Prés. J.-M. Gueulette. Arfuyen, coll. « Carnets spirituels », 2006, 118 p., 13 euros.

Parallèlement à son activité politique, le capucin Joseph du Tremblay (1677-1638), « éminence grise » de Richelieu, participa activement à l’effervescence mystique de son temps. Il composa nombre de traités spirituels, destinés notamment à ses confrères et aux Bénédictines du Calvaire qu’il avait fondées. C’est à ces dernières qu’il proposait l’« Exercice du moment présent », auquel l’éditeur ajoute un « Exercice de l’union essentielle ».
Il s’agit de pratiques spirituelles qui ne sont pas à la portée du tout-venant, mais d’âmes contemplatives ayant déjà sérieusement désherbé leur jardin intérieur. La pratique consiste à se tourner vers Dieu pour s’unir à lui, de manière brève mais intense, comme si le moment présent, ce moment sans épaisseur et qui sans cesse échappe, devait être le dernier. La brièveté de la formule (un « clin d’oeil », écrit Joseph en écho à l’Augenblick des mystiques rhénans, qui signifie aussi « instant ») reprend la pratique des « oraisons jaculatoires », ces prières brèves et pures qui « percent le ciel », selon le Nuage d’inconnaissance, ce chef-d’oeuvre anonyme de la mystique anglaise à la fin du XIVe siècle. L’exercice est conseillé tantôt « deux ou trois fois le jour », tantôt « à chaque coup d’horloge ».
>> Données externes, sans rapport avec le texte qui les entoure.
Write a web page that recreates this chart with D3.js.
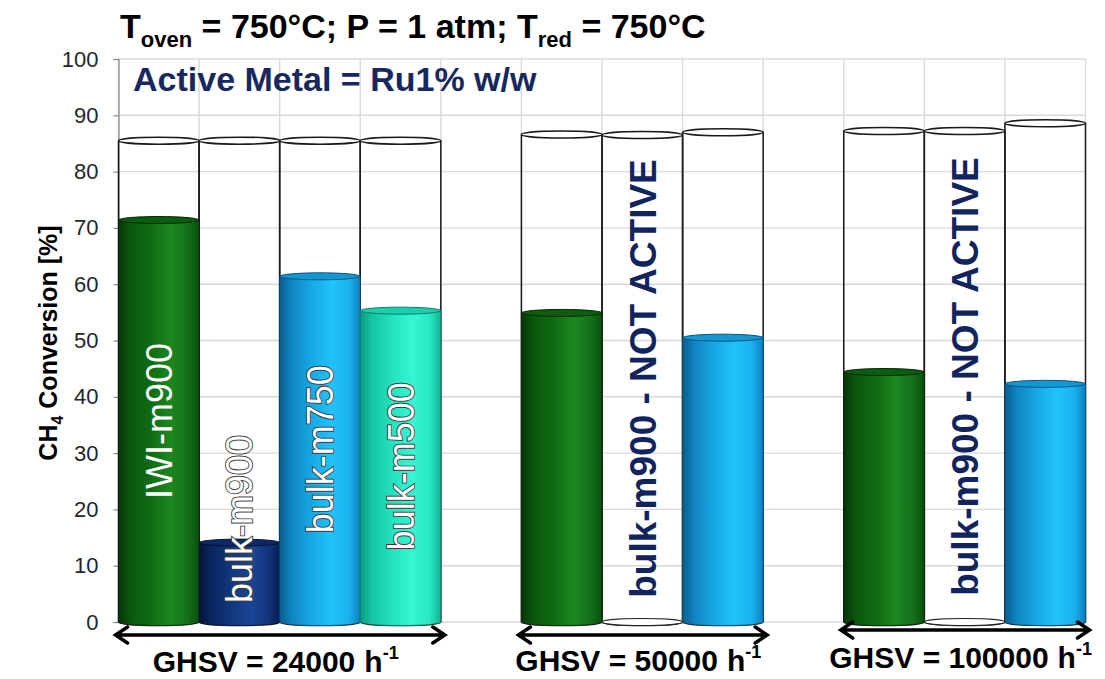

On peut reconnaître dans cette valorisation de l’instant présent une expression de la hantise toute baroque de la fuite du temps, forme privilégiée de l’« inquiétude » spirituelle qui a besoin d’être apaisée ou déracinée. On y reconnaîtra surtout la coïncidence établie par la tradition mystique entre l’instant présent et l’éternité conçue, non comme durée sans commencement ni fin, mais comme « instant éternel ». Après Fénelon, l’Abandon à la Providence divine, naguère attribué à Caussade, popularisera, au milieu du XVIIIe siècle, cette mystique de l’instant présent, moderne avatar de la Gelassenheit eckhartienne, et qui semble inspirer nos contemporains.